- _Exercise goal_
Look for the line containing "Output the Python" and the line containing "label=nom, zorder=3, edgecolor='white', linewidth=0.6)"; retype them and all lines between, exactly, and leave out the pictures.

- _Given records_
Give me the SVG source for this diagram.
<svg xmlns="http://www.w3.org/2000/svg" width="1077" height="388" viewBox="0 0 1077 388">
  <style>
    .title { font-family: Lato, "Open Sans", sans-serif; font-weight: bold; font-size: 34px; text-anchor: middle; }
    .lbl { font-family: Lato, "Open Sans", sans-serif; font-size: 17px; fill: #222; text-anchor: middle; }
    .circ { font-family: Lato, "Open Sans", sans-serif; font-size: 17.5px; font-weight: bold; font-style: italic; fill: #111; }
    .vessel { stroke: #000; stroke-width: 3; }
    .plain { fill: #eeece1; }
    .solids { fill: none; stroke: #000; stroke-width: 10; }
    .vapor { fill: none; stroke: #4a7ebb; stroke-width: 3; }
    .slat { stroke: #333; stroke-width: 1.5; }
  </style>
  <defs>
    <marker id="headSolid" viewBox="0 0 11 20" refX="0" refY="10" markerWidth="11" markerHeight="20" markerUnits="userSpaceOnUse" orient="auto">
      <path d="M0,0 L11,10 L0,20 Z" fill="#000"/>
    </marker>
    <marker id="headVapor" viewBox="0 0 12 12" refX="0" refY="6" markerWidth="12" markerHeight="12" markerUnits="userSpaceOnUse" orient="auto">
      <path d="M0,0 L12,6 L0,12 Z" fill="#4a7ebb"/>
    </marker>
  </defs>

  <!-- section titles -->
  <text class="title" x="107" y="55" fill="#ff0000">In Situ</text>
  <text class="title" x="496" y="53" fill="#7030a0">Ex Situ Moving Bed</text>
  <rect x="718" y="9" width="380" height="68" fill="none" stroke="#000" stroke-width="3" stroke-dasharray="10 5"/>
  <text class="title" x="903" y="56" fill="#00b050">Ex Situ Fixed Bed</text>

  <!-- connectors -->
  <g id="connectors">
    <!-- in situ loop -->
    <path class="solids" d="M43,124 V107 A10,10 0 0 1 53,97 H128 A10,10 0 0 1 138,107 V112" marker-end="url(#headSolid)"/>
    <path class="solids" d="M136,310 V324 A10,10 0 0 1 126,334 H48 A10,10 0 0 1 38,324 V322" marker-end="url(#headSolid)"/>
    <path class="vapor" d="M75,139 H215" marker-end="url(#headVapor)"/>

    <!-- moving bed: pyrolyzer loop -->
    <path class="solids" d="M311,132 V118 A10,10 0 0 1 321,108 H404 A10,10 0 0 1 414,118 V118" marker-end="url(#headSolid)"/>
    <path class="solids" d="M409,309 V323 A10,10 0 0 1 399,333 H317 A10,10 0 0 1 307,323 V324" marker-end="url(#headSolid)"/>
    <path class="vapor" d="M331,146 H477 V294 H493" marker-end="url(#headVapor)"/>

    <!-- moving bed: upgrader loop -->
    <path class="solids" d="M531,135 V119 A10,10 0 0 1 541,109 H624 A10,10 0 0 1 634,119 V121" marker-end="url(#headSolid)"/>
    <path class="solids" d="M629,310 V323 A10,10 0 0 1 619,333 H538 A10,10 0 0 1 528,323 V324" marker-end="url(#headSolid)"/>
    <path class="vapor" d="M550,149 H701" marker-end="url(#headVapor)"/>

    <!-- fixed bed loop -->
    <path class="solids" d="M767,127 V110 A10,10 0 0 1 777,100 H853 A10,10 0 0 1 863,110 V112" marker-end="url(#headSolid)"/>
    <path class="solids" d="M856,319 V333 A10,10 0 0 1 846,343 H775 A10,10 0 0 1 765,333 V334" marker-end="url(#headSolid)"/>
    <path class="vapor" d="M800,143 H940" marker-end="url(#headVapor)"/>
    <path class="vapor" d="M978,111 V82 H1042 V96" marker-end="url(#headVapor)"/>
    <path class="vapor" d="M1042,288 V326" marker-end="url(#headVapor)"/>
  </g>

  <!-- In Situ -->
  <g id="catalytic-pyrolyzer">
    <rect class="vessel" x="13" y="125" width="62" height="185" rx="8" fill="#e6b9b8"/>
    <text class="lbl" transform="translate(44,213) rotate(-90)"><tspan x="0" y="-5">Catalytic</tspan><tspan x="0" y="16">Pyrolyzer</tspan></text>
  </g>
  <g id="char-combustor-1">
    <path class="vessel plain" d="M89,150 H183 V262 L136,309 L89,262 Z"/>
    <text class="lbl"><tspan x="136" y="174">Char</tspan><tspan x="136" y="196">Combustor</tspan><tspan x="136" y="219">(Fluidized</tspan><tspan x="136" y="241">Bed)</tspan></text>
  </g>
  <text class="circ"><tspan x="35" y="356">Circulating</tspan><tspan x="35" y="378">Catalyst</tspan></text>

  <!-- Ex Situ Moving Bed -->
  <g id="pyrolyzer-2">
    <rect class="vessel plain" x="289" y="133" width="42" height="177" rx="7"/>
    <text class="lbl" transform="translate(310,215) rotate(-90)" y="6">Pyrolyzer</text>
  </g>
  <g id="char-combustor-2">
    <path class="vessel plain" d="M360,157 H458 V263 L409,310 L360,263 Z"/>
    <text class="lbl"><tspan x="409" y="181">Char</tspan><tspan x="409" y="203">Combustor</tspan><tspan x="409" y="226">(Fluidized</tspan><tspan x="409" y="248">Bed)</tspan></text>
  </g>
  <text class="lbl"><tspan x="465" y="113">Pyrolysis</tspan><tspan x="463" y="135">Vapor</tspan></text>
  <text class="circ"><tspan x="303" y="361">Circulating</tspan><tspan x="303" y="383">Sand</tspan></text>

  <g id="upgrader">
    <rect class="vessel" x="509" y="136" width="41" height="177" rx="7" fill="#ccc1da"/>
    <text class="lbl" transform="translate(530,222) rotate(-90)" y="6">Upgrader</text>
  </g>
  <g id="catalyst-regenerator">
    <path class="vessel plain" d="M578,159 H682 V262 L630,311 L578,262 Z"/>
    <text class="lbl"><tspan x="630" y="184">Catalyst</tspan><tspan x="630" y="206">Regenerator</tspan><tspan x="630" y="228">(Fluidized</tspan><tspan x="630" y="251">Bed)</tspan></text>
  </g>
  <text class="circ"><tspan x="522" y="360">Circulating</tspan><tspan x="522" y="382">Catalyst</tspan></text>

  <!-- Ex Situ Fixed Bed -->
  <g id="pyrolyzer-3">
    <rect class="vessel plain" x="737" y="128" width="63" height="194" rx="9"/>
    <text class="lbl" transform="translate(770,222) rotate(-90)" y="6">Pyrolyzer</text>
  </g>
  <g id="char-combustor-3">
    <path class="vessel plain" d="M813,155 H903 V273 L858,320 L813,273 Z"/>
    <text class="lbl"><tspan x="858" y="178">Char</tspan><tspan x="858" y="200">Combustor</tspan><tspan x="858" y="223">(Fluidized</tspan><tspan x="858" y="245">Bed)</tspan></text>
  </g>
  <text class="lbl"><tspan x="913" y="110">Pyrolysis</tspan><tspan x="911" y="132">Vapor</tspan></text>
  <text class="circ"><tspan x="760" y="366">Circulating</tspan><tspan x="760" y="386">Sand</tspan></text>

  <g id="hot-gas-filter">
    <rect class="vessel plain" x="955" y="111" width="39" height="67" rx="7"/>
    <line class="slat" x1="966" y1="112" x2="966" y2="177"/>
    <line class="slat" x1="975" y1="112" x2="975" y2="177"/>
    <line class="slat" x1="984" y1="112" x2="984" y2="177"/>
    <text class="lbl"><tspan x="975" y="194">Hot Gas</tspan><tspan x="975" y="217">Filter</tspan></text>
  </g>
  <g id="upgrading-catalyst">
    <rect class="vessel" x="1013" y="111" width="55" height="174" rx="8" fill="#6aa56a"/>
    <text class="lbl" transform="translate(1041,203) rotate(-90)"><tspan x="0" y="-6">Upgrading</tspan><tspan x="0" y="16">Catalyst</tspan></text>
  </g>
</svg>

...

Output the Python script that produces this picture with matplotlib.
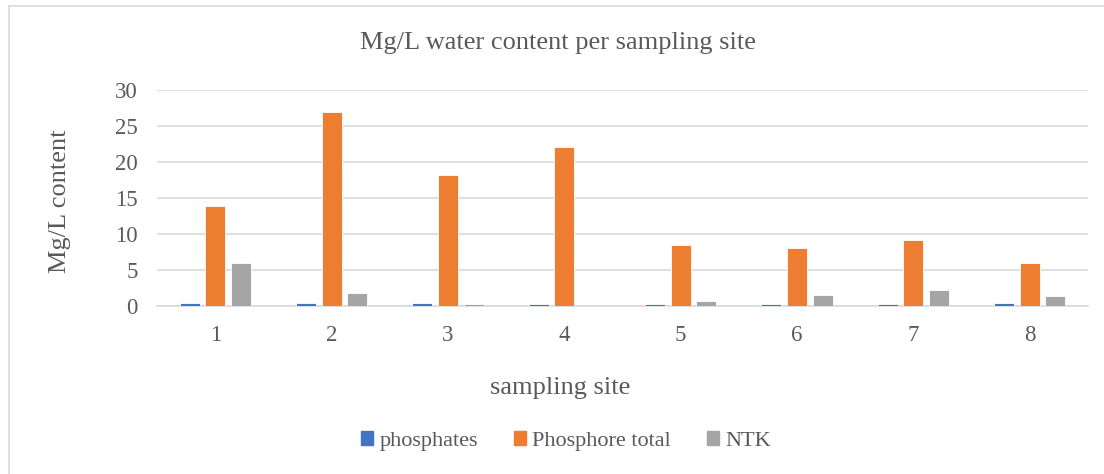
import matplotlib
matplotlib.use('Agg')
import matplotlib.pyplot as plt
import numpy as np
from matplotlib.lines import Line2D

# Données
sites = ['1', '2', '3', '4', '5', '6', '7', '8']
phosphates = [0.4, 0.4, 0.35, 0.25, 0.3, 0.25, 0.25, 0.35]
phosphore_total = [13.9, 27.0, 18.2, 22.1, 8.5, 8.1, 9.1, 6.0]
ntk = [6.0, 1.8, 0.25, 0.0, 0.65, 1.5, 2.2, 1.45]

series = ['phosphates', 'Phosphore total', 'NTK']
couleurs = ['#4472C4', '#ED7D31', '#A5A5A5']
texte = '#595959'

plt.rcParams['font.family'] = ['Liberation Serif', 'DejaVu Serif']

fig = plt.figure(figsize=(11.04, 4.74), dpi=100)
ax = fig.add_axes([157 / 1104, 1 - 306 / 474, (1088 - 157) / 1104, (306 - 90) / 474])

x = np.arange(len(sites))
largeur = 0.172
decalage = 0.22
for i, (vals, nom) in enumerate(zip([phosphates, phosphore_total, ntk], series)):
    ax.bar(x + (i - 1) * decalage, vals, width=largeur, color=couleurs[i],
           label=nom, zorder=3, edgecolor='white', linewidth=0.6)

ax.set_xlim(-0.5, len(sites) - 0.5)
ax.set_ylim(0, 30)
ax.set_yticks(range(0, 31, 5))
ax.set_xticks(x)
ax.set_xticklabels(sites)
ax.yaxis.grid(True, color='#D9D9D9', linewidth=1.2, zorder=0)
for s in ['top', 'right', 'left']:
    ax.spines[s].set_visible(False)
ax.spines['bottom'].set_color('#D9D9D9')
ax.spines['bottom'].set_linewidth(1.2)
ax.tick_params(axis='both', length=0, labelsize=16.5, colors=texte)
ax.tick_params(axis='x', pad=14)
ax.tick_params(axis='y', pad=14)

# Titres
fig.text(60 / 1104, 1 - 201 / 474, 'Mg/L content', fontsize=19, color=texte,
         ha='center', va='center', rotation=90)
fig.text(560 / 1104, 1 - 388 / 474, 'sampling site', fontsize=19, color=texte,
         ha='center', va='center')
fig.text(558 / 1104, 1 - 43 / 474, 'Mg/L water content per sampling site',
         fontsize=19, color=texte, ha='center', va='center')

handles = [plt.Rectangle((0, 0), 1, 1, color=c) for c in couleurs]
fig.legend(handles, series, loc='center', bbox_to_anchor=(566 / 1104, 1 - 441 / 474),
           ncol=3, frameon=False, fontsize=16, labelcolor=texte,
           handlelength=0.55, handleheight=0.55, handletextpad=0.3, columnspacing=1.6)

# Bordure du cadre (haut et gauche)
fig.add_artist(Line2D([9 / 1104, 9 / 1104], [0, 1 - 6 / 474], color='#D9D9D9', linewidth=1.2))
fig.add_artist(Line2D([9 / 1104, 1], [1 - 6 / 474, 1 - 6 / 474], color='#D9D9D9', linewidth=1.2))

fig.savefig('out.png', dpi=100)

- _Result of this exercise_
Output the Python script that produces this picture with matplotlib.
import matplotlib
matplotlib.use('Agg')
import matplotlib.pyplot as plt
import numpy as np
from matplotlib.lines import Line2D

# Données
sites = ['1', '2', '3', '4', '5', '6', '7', '8']
phosphates = [0.4, 0.4, 0.35, 0.25, 0.3, 0.25, 0.25, 0.35]
phosphore_total = [13.9, 27.0, 18.2, 22.1, 8.5, 8.1, 9.1, 6.0]
ntk = [6.0, 1.8, 0.25, 0.0, 0.65, 1.5, 2.2, 1.45]

series = ['phosphates', 'Phosphore total', 'NTK']
couleurs = ['#4472C4', '#ED7D31', '#A5A5A5']
texte = '#595959'

plt.rcParams['font.family'] = ['Liberation Serif', 'DejaVu Serif']

fig = plt.figure(figsize=(11.04, 4.74), dpi=100)
ax = fig.add_axes([157 / 1104, 1 - 306 / 474, (1088 - 157) / 1104, (306 - 90) / 474])

x = np.arange(len(sites))
largeur = 0.172
decalage = 0.22
for i, (vals, nom) in enumerate(zip([phosphates, phosphore_total, ntk], series)):
    ax.bar(x + (i - 1) * decalage, vals, width=largeur, color=couleurs[i],
           label=nom, zorder=3, edgecolor='white', linewidth=0.6)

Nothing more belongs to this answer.